Electrical safety regulations a mess — Lighting Council
New regulations for some LED lamps slated to start on 30 June 2018 will be inconsistently applied, leading to confusion in the industry and higher costs for consumers, according to Lighting Council Australia (LCA).
Despite years of discussion between state governments, insufficient progress has been made on aligning rules between states, said LCA.
“We have eight jurisdictions and four different approaches dealing with precisely the same issue,” said Technical Manager David Crossley.
While there is no direct cause for the public to be alarmed about safety, consumers are paying more because of unnecessary red tape created by governments across the country.
“It’s a real shame that the full benefits of LED technologies aren’t being realised by consumers because costs are needlessly raised by governments that don’t seem to be able to get their acts together.
“Higher costs for industry in registering and handling products means higher costs for consumers when they see the item on the shelf.”
The lack of alignment between regulations means that suppliers face different rules in different jurisdictions for the same products, said LCA. In some states, regulations are applied retrospectively; while in others, the rules start from day one.
In practice, suppliers can’t control how items sold on to retailers are managed. Yet some states will require suppliers to retrospectively certify products they no longer stock at significant and unnecessary cost. Other states rightly recognise that products already in the supply chain should be ‘grandfathered’ or allowed to pass through the supply chain without retrospective costs being imposed.
The differences between state regulations are unnecessary, difficult and costly for suppliers to manage. These additional costs are passed on to consumers through higher prices for LED products. LED lights are the future of the lighting market and we call on state governments to step up and take decisive steps to address this long-running issue, said LCA.
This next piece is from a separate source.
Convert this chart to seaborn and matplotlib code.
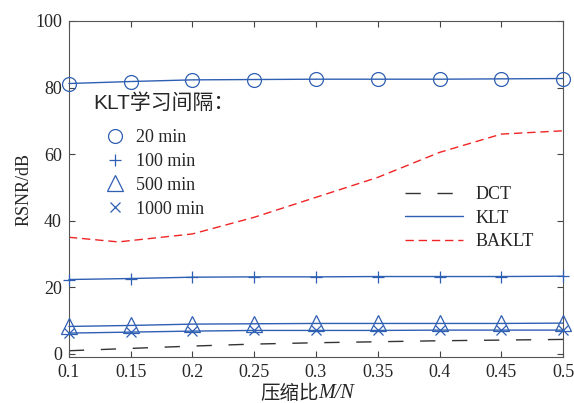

A solution would entail all regulators aligning under the Electrical Regulatory Authorities Council Electrical Equipment Safety System. A regulatory impact assessment of that system was signed by seven jurisdictions 10 years ago but we currently only have two states aligned under that model, according to LCA.
The new regulations for LEDs classify mains voltage self-ballasted LED lamps as high risk and require product certification1, marking2 and registration3 before sale. Resellers should verify their products meet the new requirements by contacting suppliers.
- Certification: To be certified an LED lamp must have a valid electrical safety certificate issued by an Australian electrical safety regulator or third-party certifier showing compliance with the Australian Standard for mains voltage self-ballasted LED lamps (AS/NZS 62560).
- Product Marking: LED lamps must be marked with the Regulatory Compliance Mark.